Before we get into all the details, I want to warn you that you might need to go the extra mile to learn a bit about the game if you decide to play it, as Nintendo made the unfortunate decision to add basically no tutorials. Although it's not incredibly complex, it is a bit confusing and convoluted, but once you start to get a grip on it, it becomes quite simple! Especially because you have multiple options for steering — you either use your fingers (which is a bit uncomfortable), or you use your phone as a steering wheel, which is comfortable enough!
Now, this entry differs from the original franchise in a few ways, but the main one is how the building system works. In the other entries, vehicles have their own stats, which has caused some of them to become incredibly irrelevant and useless. Thankfully, in Mario Kart Tour, every kart plays the same as the others but gives a different score depending on its tier on the track. Allow me to explain!

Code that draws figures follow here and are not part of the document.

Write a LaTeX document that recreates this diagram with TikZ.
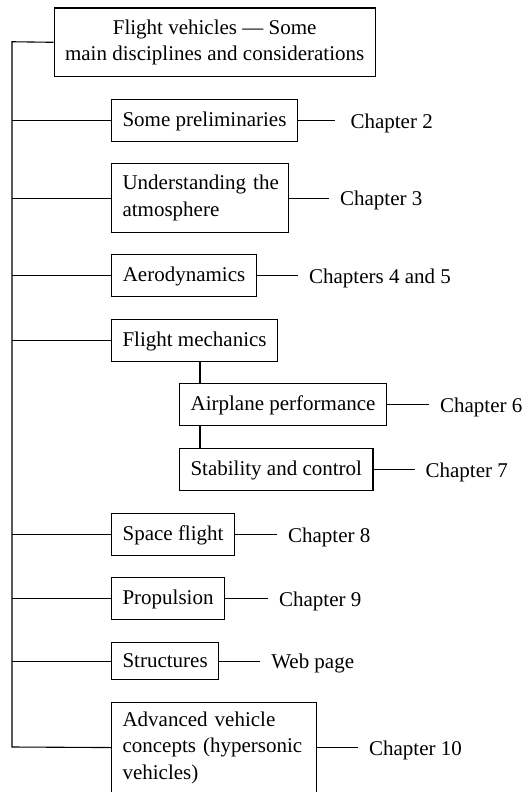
\documentclass[tikz,border=0pt]{standalone}
\usepackage{fontspec}
\setmainfont{Liberation Serif}
\newcommand\bxfont{\fontsize{21}{26.5}\selectfont}
\begin{document}
\begin{tikzpicture}[x=1pt,y=-1pt,line width=1.1pt,
  bx/.style={draw, anchor=north west, inner xsep=11pt, inner ysep=0pt, font=\bxfont},
  one/.style={text height=14pt, text depth=2pt},
  ch/.style={anchor=west, inner xsep=10.5pt, inner ysep=0pt, text height=15pt, text depth=0pt, font=\bxfont}]
\clip (0,0) rectangle (531,792);
% boxes
\node[bx, minimum width=320.5pt, minimum height=68.5pt, align=center] (top) at (53.5,7.5) {Flight vehicles — Some\\main disciplines and considerations};
\node[bx,one, minimum width=185pt, minimum height=42pt] (prelim) at (111,99) {Some preliminaries};
\node[bx, minimum width=177pt, minimum height=69pt, text width=155pt, align=left] (under) at (111,163) {Understanding~the\\atmosphere};
\node[bx,one, minimum width=145pt, minimum height=42pt] (aero) at (111,254) {Aerodynamics};
\node[bx,one, minimum width=166pt, minimum height=42pt] (fmech) at (111,319) {Flight mechanics};
\node[bx,one, minimum width=207pt, minimum height=42pt] (airp) at (179,383) {Airplane performance};
\node[bx,one, minimum width=193pt, minimum height=42pt] (stab) at (179,448) {Stability and control};
\node[bx,one, minimum width=123pt, minimum height=42pt] (space) at (111,513) {Space flight};
\node[bx,one, minimum width=113pt, minimum height=42pt] (prop) at (111,577) {Propulsion};
\node[bx,one, minimum width=107pt, minimum height=37.5pt] (struct) at (111,641.8) {Structures};
\node[bx, minimum width=205pt, minimum height=90pt, text width=183pt, align=left] (adv) at (111,702) {Advanced vehicle\\concepts~(hypersonic\\vehicles)};
% chapter labels
\node[ch] (c2) at ([xshift=41.5pt]prelim.east) {Chapter 2};
\node[ch] (c3) at ([xshift=40pt]under.east) {Chapter 3};
\node[ch] (c45) at ([xshift=41pt]aero.east) {Chapters 4 and 5};
\node[ch] (c6) at ([xshift=42pt]airp.east) {Chapter 6};
\node[ch] (c7) at ([xshift=41pt]stab.east) {Chapter 7};
\node[ch] (c8) at ([xshift=42pt]space.east) {Chapter 8};
\node[ch] (c9) at ([xshift=43pt]prop.east) {Chapter 9};
\node[ch] (cw) at ([xshift=41pt]struct.east) {Web page};
\node[ch] (c10) at ([xshift=41pt]adv.east) {Chapter 10};
% trunk
\coordinate (t0) at (12,41.75);
\coordinate (t1) at (12,747);
\draw (top.west) -- (t0) -- (t1) -- (adv.west);
\foreach \n in {prelim,under,aero,fmech,space,prop,struct}
  \draw (\n.west) -- (\n.west -| t0);
% flight mechanics sub-branch
\draw ([xshift=89pt]fmech.south west) -- ([xshift=21pt]airp.north west);
\draw ([xshift=21pt]airp.south west) -- ([xshift=21pt]stab.north west);
% chapter connectors
\draw[shorten >=4.5pt] (prelim.east) -- (c2.west);
\draw (under.east) -- (c3.west);
\draw (aero.east) -- (c45.west);
\draw (airp.east) -- (c6.west);
\draw (stab.east) -- (c7.west);
\draw (space.east) -- (c8.west);
\draw (prop.east) -- (c9.west);
\draw (struct.east) -- (cw.west);
\draw (adv.east) -- (c10.west);
\end{tikzpicture}
\end{document}
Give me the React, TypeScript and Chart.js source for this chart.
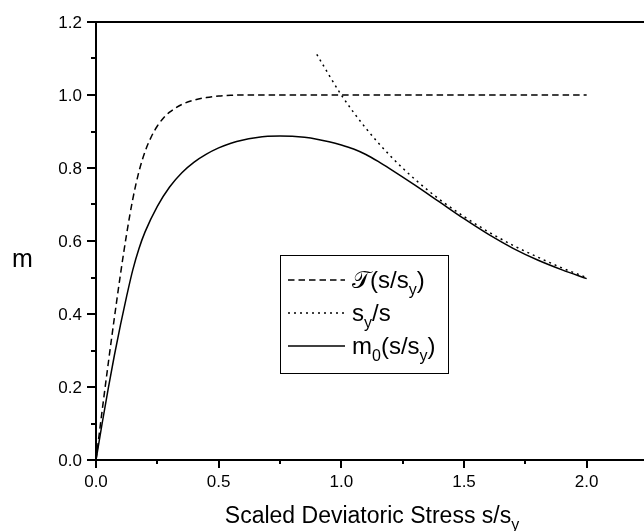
import { useEffect, useRef } from "react";
import { Chart, registerables } from "chart.js";

Chart.register(...registerables);

// Axis ticks
const xMajorTicks = [0, 0.5, 1.0, 1.5, 2.0];
const xMinorTicks = [0.25, 0.75, 1.25, 1.75];
const xTickLabels = ["0.0", "0.5", "1.0", "1.5", "2.0"];
const yMajorTicks = [0, 0.2, 0.4, 0.6, 0.8, 1.0, 1.2];
const yMinorTicks = [0.1, 0.3, 0.5, 0.7, 0.9, 1.1];
const yTickLabels = ["0.0", "0.2", "0.4", "0.6", "0.8", "1.0", "1.2"];

// T(s/s_y): dashed curve
const tauS = [0, 0.025, 0.05, 0.075, 0.1, 0.125, 0.15, 0.175, 0.2, 0.225, 0.25, 0.275, 0.3, 0.35, 0.4, 0.45, 0.5, 0.55, 0.6, 0.8, 1.0, 1.5, 2.0];
const tauV = [0, 0.135, 0.265, 0.39, 0.51, 0.62, 0.715, 0.79, 0.845, 0.885, 0.915, 0.937, 0.953, 0.974, 0.986, 0.993, 0.997, 0.999, 1.0, 1.0, 1.0, 1.0, 1.0];

// s_y/s: dotted curve
const ratioS = [0.9, 1.0, 1.1, 1.2, 1.3, 1.4, 1.5, 1.6, 1.7, 1.8, 1.9, 2.0];
const ratioV = [1.111, 1.0, 0.909, 0.833, 0.769, 0.714, 0.667, 0.625, 0.588, 0.556, 0.526, 0.5];

// m0(s/s_y): solid curve
const m0S = [0, 0.025, 0.05, 0.075, 0.1, 0.125, 0.15, 0.175, 0.2, 0.25, 0.3, 0.35, 0.4, 0.45, 0.5, 0.55, 0.6, 0.65, 0.7, 0.75, 0.8, 0.85, 0.9, 0.95, 1.0, 1.05, 1.1, 1.15, 1.2, 1.3, 1.4, 1.5, 1.6, 1.7, 1.8, 1.9, 2.0];
const m0V = [0, 0.1, 0.196, 0.287, 0.371, 0.449, 0.521, 0.579, 0.625, 0.695, 0.748, 0.787, 0.816, 0.838, 0.855, 0.868, 0.877, 0.883, 0.887, 0.888, 0.887, 0.884, 0.879, 0.872, 0.863, 0.852, 0.837, 0.818, 0.797, 0.753, 0.707, 0.661, 0.618, 0.58, 0.548, 0.521, 0.497];

const FONT = "'Liberation Sans', Arial, Helvetica, sans-serif";
const DASHED = [6.5, 4];
const DOTTED = [2, 4];

type Run = { text: string; sub?: boolean; family?: string; italic?: boolean };

function runFont(r: Run, size: number) {
  const s = r.sub ? Math.round(size * 0.68) : size;
  return `${r.italic ? "italic " : ""}${s}px ${r.family || FONT}`;
}

function measureRuns(ctx: CanvasRenderingContext2D, runs: Run[], size: number) {
  let w = 0;
  for (const r of runs) {
    ctx.font = runFont(r, size);
    w += ctx.measureText(r.text).width;
  }
  return w;
}

function drawRuns(ctx: CanvasRenderingContext2D, runs: Run[], x: number, baseline: number, size: number) {
  ctx.textAlign = "left";
  ctx.textBaseline = "alphabetic";
  let cx = x;
  for (const r of runs) {
    ctx.font = runFont(r, size);
    const y = r.sub ? baseline + size * 0.3 : baseline;
    ctx.fillText(r.text, cx, y);
    cx += ctx.measureText(r.text).width;
  }
}

const legendItems: { dash: number[]; runs: Run[] }[] = [
  {
    dash: DASHED,
    runs: [
      { text: "\u{1D4AF}", family: "'DejaVu Serif', 'DejaVu Sans', serif" },
      { text: "(s/s" },
      { text: "y", sub: true },
      { text: ")" },
    ],
  },
  {
    dash: DOTTED,
    runs: [{ text: "s" }, { text: "y", sub: true }, { text: "/s" }],
  },
  {
    dash: [],
    runs: [{ text: "m" }, { text: "0", sub: true }, { text: "(s/s" }, { text: "y", sub: true }, { text: ")" }],
  },
];

const framePlugin = {
  id: "frameAndLabels",
  afterDraw(chart: Chart) {
    const ctx = chart.ctx;
    const xs = chart.scales.x;
    const ys = chart.scales.y;
    const { left, right, top, bottom } = chart.chartArea;
    ctx.save();
    ctx.strokeStyle = "#000";
    ctx.fillStyle = "#000";
    ctx.setLineDash([]);
    ctx.lineCap = "butt";

    // frame
    ctx.lineWidth = 2;
    ctx.beginPath();
    ctx.moveTo(left, top);
    ctx.lineTo(right, top);
    ctx.moveTo(left, top - 1);
    ctx.lineTo(left, bottom + 1);
    ctx.moveTo(left - 1, bottom);
    ctx.lineTo(right, bottom);
    ctx.moveTo(right, top);
    ctx.lineTo(right, bottom);
    ctx.stroke();

    // ticks
    ctx.beginPath();
    for (const v of yMajorTicks) {
      const py = Math.round(ys.getPixelForValue(v));
      ctx.moveTo(left, py);
      ctx.lineTo(left - 9, py);
    }
    for (const v of yMinorTicks) {
      const py = Math.round(ys.getPixelForValue(v));
      ctx.moveTo(left, py);
      ctx.lineTo(left - 5, py);
    }
    for (const v of xMajorTicks) {
      const px = Math.round(xs.getPixelForValue(v));
      ctx.moveTo(px, bottom);
      ctx.lineTo(px, bottom + 8);
    }
    for (const v of xMinorTicks) {
      const px = Math.round(xs.getPixelForValue(v));
      ctx.moveTo(px, bottom);
      ctx.lineTo(px, bottom + 4);
    }
    ctx.stroke();

    // tick labels
    ctx.font = `17px ${FONT}`;
    ctx.textAlign = "right";
    ctx.textBaseline = "middle";
    yMajorTicks.forEach((v, i) => {
      ctx.fillText(yTickLabels[i], left - 14, ys.getPixelForValue(v) + 1);
    });
    ctx.textAlign = "center";
    ctx.textBaseline = "top";
    xMajorTicks.forEach((v, i) => {
      ctx.fillText(xTickLabels[i], xs.getPixelForValue(v), bottom + 14);
    });

    // axis titles
    ctx.font = `25px ${FONT}`;
    ctx.textAlign = "left";
    ctx.textBaseline = "alphabetic";
    ctx.fillText("m", 12, 267);

    const xTitle: Run[] = [{ text: "Scaled Deviatoric Stress s/s" }, { text: "y", sub: true }];
    const tSize = 23;
    const tw = measureRuns(ctx, xTitle, tSize);
    drawRuns(ctx, xTitle, (left + right) / 2 - tw / 2, 523, tSize);

    // legend
    const bx = 280, by = 255, bw = 168, bh = 118;
    ctx.lineWidth = 1;
    ctx.setLineDash([]);
    ctx.fillStyle = "#fff";
    ctx.fillRect(bx, by, bw, bh);
    ctx.strokeRect(bx + 0.5, by + 0.5, bw, bh);
    ctx.fillStyle = "#000";
    const rowY = [280, 313, 346];
    legendItems.forEach((item, i) => {
      const y = rowY[i];
      ctx.lineWidth = 1.5;
      ctx.setLineDash(item.dash);
      ctx.beginPath();
      ctx.moveTo(288, y);
      ctx.lineTo(345, y);
      ctx.stroke();
      ctx.setLineDash([]);
      drawRuns(ctx, item.runs, 352, y + 8, 24);
    });
    ctx.restore();
  },
};

export default function App() {
  const canvasRef = useRef<HTMLCanvasElement | null>(null);

  useEffect(() => {
    const canvas = canvasRef.current;
    if (!canvas) return;
    const toPoints = (xs: number[], ys: number[]) => xs.map((x, i) => ({ x, y: ys[i] }));
    const common = {
      borderColor: "#000",
      borderWidth: 1.5,
      pointRadius: 0,
      fill: false,
      cubicInterpolationMode: "monotone" as const,
    };
    const chart = new Chart(canvas, {
      type: "line",
      data: {
        datasets: [
          { ...common, label: "T(s/s_y)", data: toPoints(tauS, tauV), borderDash: DASHED },
          { ...common, label: "s_y/s", data: toPoints(ratioS, ratioV), borderDash: DOTTED },
          { ...common, label: "m_0(s/s_y)", data: toPoints(m0S, m0V) },
        ],
      },
      options: {
        responsive: false,
        devicePixelRatio: 1,
        animation: false,
        layout: { padding: { left: 96, top: 22, right: 12, bottom: 71 } },
        plugins: { legend: { display: false }, tooltip: { enabled: false } },
        scales: {
          x: { type: "linear", min: 0, max: 2.25, display: false },
          y: { type: "linear", min: 0, max: 1.2, display: false },
        },
      },
      plugins: [framePlugin],
    });
    return () => chart.destroy();
  }, []);

  return (
    <div
      style={{
        position: "fixed",
        left: 0,
        top: 0,
        width: 644,
        height: 531,
        overflow: "hidden",
        background: "#fff",
      }}
    >
      <canvas ref={canvasRef} width={660} height={531} style={{ display: "block", width: 660, height: 531 }} />
    </div>
  );
}
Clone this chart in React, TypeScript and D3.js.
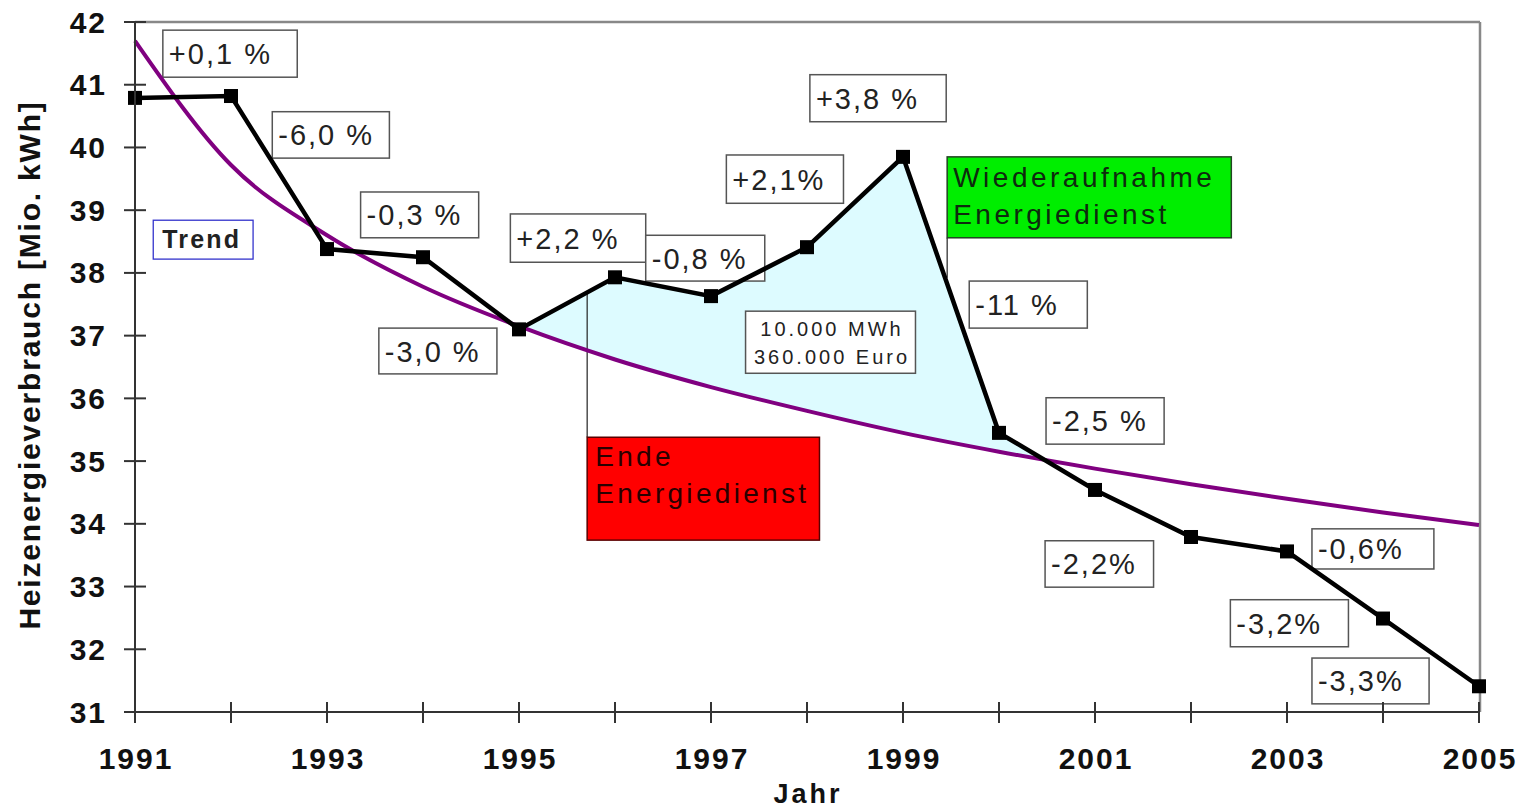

In this entry, you'll be hoarding up three different cards: drivers, karts, and gliders. Each track that you play has three different tiers on the three categories, and each tier and category affect the score differently. Whilst this sounds confusing and complex, I promise it's not that difficult once you understand what's happening!
In short, drivers of higher tiers will offer a higher chance of going into a frenzy (which increases your points by quite a bit!) and how many items you'll spin when you grab a Question Box. Karts will affect your bonus points multiplier, which you get by doing different actions in-game (such as a turbo drift). Finally, the gliders provide a combo bonus plus extend the window of your combos.
This means that your score in each race is affected depending on the combination of the three categories and tiers (of course, your position and actions help determine this too). Although this system sounds annoying and cash-grabby, I've only played for a week and have already been able to complete nearly every course (which usually has three races and a bonus mission) at five stars and gotten 1st place on the ranked cup. This is because the more you play, the more rewards you unlock, making it easier to collect even more stars to unlock more rewards.
Don't get me wrong — it's still a mobile game, and it's still Nintendo, but it's definitely a gameplay loop that you can achieve if you understand it's a collecting game first and foremost. There's nothing to do but run tracks to get good scores to buy more cards to run more tracks, but if you put effort into learning which cards to go for first, it won't be as daunting.
Aside from doing the usual races, you'll also have some challenges to complete throughout the courses, such as Time Trials and Balloon Battles, among others. Whilst at first I was sceptical of these, they aren't annoying or too hard, but they provide a nice break from the constant races.
In addition to those modes, Mario Kart Tour also offers a score-based ranked system where you'll have to beat your competition's weekly score to win prizes, achievements that you can complete for rewards, a battle pass, and even a chaotic multiplayer mode that gives you rewards.
Almost everything you do in the game progresses one of the currencies, which are three total: Rubies, Coins, and Tokens. Rubies are the premium currency that you can get (incredibly slowly) by playing, Coins are awarded for basically everything, and Event Tokens can be acquired via in-game actions, such as hitting an opponent with an item. The good news is that Mario Kart Tour changed its loot box system, as you now have access to a few different shops instead of having to rely only on chance; the bad news is, because of that, you basically have to purchase the battle pass if you want to make progress quickly. However, Nintendo offers a 2-week free trial of the battle pass, so you may try it out first before you commit to anything.
Thankfully, every currency can get you drivers, karts, and gliders, but in different ways; for example, because loot boxes were abolished, you can purchase everything directly with Coins and Rubies, or alternatively, you use the Event Tokens to buy Pipes — the game's only loot box. Although there are other items to get during events, you can buy Pipes infinitely, the only caveat being that they become a bit more expensive with every purchase. I didn't find this to be a problem, however, as you'll also get a constant influx of Tokens as long as you continue to play.
One of my favourite aspects about the shop system in Mario Kart Tour is that the drivers are beloved characters from the franchise we've come to love — you'll find anything from Yoshis and Shy Guys to Birdo and Larry — but in different outfits! This makes it easy to play the game at a slow pace to just collect every card you can, making it a rather relaxing experience. I mean, who wouldn't want a Kangaroo Yoshi or a Fairy Daisy?
Overall, I was pleasantly surprised by the game, especially when I learned that loot boxes had been removed. There is a lot to do in Mario Kart Tour if you're into collecting, casual games, and Nintendo stuff, and I personally think that the franchise just works better as a mobile game than it ever did as a single-player console title.
Mario Kart Tour (Reviewed on iOS)
This game is great, with minimal or no negatives.
Mario Kart Tour makes a surprisingly fantastic mobile game because of the tons of items to collect, the fun gameplay loop, and the short but sweet matches!